Bosnian Serbs Hold Igman As NATO Lies In Waiting

FROM Washington to Brussels, Geneva to Sarajevo, all eyes were on Mt. Igman, the strategic peak above the besieged capital of Bosnia-Herzegovina, as rebel Serb forces delayed withdrawing from their positions Aug. 10.

The delay forced mediators in Geneva to postpone peace talks and raised the possibility of NATO airstrikes in the former Yugoslav republic.

NATO approved plans for possible air strikes against Bosnian Serbs on Aug. 9 and said UN Secretary-General Boutros Boutros-Ghali would have to give the go-ahead to launch the strikes. Until then, NATO's Supreme Commander in Europe, US Gen. John Shalikashvili, will identify bombing targets in Bosnia.

The NATO decision marked a diplomatic success for the United States, which in an abrupt policy shift recently stepped up pressure on its allies to take tougher action. But NATO made the strikes conditional on future actions by the Bosnian Serbs, and agreed that any airstrikes would be limited to the support of humanitarian relief efforts and should not be interpreted as a decision to intervene militarily in the conflict.

Diplomats said NATO was planning for a graduated three-phase response, starting with a limited attack on an offending unit, graduating if necessary to hits on command-and-control, supply, or communications centers, and ending in a full-scale strike. Actions that could trigger bombing include blockage of supplies to Sarajevo or other areas and attacks on civilians. In Geneva: Talks Delayed

International mediators postponed peace talks Aug. 10 until UN troops take control of Mt. Igman from the Bosnian Serbs.

Lord David Owen of the European Community and UN mediator Thorvald Stoltenberg telephoned Bosnian Serb leader Radovan Karadzic and told him "in very clear terms that his forces should withdraw and that they should withdraw this morning if possible," according to John Mills, spokesman for the peace talks. Dr. Karadzic reportedly told the mediators he would contact his forces, but it was not certain they would comply.
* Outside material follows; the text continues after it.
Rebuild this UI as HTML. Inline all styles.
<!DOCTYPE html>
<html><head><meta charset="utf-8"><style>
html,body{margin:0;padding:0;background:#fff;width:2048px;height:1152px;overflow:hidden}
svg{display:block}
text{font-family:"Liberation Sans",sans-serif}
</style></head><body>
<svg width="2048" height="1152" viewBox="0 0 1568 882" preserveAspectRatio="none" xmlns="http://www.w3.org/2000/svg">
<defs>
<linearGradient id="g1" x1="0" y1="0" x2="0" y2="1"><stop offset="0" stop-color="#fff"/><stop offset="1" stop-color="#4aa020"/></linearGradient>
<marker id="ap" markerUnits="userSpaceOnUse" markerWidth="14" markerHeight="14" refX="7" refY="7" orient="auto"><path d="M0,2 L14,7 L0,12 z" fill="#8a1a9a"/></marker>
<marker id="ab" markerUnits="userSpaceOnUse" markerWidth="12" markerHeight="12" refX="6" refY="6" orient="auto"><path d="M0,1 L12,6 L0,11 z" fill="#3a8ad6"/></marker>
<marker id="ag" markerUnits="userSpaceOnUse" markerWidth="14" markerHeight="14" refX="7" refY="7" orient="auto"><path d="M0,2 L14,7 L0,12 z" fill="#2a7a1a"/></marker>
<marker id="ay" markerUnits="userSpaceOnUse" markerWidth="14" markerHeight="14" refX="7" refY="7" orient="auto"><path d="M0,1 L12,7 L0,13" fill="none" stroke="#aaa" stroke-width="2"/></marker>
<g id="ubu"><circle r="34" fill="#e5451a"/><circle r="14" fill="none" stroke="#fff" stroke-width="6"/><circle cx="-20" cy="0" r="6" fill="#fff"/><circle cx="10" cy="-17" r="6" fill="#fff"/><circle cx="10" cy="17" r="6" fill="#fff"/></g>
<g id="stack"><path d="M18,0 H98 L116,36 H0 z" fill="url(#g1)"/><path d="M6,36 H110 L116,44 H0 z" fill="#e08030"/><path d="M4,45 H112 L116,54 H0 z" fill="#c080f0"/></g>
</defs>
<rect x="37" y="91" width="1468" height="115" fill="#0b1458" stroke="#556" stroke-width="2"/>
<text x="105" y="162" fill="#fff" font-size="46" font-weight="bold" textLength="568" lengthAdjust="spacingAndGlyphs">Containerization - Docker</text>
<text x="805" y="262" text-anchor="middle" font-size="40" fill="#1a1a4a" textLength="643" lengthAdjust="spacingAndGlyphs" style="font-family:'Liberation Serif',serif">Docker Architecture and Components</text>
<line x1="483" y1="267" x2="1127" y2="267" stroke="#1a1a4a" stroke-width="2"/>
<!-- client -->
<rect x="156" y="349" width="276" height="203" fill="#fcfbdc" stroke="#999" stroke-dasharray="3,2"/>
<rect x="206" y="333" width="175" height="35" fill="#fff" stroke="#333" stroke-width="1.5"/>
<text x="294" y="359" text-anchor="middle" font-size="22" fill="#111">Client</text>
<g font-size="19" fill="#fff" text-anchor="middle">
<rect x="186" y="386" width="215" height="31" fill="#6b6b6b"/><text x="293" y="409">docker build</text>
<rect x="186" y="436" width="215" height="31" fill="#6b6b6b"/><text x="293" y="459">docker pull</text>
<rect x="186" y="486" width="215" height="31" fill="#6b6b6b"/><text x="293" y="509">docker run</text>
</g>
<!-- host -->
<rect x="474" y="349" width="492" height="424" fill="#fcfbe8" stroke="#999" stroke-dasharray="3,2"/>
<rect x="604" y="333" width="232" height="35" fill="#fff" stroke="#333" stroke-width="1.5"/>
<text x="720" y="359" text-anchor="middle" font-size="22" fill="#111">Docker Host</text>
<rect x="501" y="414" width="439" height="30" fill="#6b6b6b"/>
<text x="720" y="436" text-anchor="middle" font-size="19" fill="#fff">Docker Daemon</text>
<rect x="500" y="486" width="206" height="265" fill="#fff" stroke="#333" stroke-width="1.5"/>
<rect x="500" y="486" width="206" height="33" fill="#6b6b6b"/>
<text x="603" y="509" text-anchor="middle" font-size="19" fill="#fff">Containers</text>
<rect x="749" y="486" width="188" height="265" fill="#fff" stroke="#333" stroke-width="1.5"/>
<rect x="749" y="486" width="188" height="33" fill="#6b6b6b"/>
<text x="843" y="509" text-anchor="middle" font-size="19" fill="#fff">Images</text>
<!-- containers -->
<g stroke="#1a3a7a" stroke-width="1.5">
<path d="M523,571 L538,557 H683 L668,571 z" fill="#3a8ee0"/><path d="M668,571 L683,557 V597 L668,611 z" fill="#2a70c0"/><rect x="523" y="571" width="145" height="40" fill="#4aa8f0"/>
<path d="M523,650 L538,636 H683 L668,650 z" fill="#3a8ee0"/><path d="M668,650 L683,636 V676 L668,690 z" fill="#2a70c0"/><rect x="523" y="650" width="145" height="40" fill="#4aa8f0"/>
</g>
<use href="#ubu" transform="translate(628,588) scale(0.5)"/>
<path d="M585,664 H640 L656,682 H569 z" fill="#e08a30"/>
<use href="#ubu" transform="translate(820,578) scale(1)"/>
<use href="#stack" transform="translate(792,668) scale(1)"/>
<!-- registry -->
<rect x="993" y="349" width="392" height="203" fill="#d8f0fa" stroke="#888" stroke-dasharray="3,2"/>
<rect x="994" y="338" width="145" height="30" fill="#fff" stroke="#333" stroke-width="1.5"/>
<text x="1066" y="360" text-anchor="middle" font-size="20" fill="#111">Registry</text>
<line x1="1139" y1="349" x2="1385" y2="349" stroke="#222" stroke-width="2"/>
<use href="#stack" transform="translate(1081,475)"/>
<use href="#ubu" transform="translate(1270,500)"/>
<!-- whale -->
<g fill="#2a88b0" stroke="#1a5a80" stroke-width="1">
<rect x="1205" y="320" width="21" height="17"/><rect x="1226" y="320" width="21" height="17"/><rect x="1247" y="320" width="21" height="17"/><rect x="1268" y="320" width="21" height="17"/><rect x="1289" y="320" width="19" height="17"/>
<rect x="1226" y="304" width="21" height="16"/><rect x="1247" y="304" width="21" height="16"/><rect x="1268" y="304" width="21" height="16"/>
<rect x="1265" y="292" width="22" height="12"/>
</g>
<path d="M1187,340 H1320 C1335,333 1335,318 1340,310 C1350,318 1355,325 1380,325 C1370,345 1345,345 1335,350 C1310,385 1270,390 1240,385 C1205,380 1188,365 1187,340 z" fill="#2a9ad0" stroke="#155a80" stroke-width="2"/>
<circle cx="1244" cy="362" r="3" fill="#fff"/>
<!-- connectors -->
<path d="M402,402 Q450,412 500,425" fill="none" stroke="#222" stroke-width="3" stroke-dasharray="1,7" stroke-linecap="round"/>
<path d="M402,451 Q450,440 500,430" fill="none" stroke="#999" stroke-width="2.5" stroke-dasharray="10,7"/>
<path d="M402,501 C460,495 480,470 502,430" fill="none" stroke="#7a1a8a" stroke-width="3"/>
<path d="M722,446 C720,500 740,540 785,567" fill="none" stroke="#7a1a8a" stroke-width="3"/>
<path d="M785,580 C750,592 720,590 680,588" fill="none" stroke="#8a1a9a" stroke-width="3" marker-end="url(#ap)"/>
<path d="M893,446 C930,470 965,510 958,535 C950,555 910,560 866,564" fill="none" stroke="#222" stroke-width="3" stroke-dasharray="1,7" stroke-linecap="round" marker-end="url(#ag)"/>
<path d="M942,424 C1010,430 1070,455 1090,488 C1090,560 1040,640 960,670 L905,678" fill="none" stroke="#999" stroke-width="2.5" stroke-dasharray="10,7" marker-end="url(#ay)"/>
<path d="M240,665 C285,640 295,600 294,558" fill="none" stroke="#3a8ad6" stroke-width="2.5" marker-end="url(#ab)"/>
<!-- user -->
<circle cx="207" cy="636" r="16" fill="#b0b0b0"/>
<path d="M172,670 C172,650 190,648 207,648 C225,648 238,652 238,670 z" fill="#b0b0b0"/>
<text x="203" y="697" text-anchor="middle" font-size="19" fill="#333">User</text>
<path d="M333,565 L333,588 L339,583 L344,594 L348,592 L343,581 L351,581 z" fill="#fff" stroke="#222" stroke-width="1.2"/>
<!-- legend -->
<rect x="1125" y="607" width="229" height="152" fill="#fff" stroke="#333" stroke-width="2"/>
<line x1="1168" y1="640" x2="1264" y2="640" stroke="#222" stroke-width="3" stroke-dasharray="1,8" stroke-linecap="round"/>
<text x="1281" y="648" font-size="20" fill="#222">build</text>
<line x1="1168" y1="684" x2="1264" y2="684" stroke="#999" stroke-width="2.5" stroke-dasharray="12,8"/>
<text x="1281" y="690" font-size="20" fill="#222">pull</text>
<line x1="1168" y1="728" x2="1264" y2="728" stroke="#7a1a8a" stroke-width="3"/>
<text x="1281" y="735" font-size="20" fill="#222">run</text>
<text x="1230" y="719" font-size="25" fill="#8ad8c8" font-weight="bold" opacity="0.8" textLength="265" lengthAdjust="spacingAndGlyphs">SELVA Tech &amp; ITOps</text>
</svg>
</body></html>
The three parties to the talks - Bosnian Muslims, Croats, and Serbs - have agreed to partition Bosnia into three ethnic states, and had started drawing the boundaries when the Muslim president, Alija Izetbegovic, began boycotting the talks.

Mr. Izetbegovic had only reluctantly agreed to the plan, put forth by Serbs and Croats, and said he would not return to the talks until the Serbs retreat from two key mountains they control outside Sarajevo, Bjelasnica and Igman.

Serb forces withdrew Aug. 9 from Mt. Bjelasnica, the taller and more distant peak, after blowing up the television tower there. But Mt. Igman is considered more important because it was the last weapons supply route for government forces. Shells Hit Croatian Bridge

Mills said the mediators hoped to hold a session late Aug. 10. Government and Bosnian Serb military commanders, meanwhile, met with UN officials at Sarajevo airport in a new attempt to formalize an 11-day-old verbal agreement to stop fighting.

Serb gunners kept up their shelling of an important road bridge on the Adriatic coast, Croatian radio said Aug. 10.

The report said the area around the Maslenica bridge, which is being repaired after an earlier bombardment from the nearby Serb Krajina enclave, was hit by about 20 shells.

The bridge links north and south Croatia and is viewed as a flashpoint that could kindle renewed war between the Croatian Army and breakaway Serbs. Serb forces, who rebelled during Croatia's 1991 war of independence from the Yugoslav federation, are bent on preventing the Croatians from using the bridge as long as they refuse to abide by an agreement signed by both sides to turn it over to the supervision of UN troops.

The demilitarization agreement of July 16 collapsed when the Croatians attached a fresh condition: insistence that the Serbs also hand over their heavy weapons to the UN.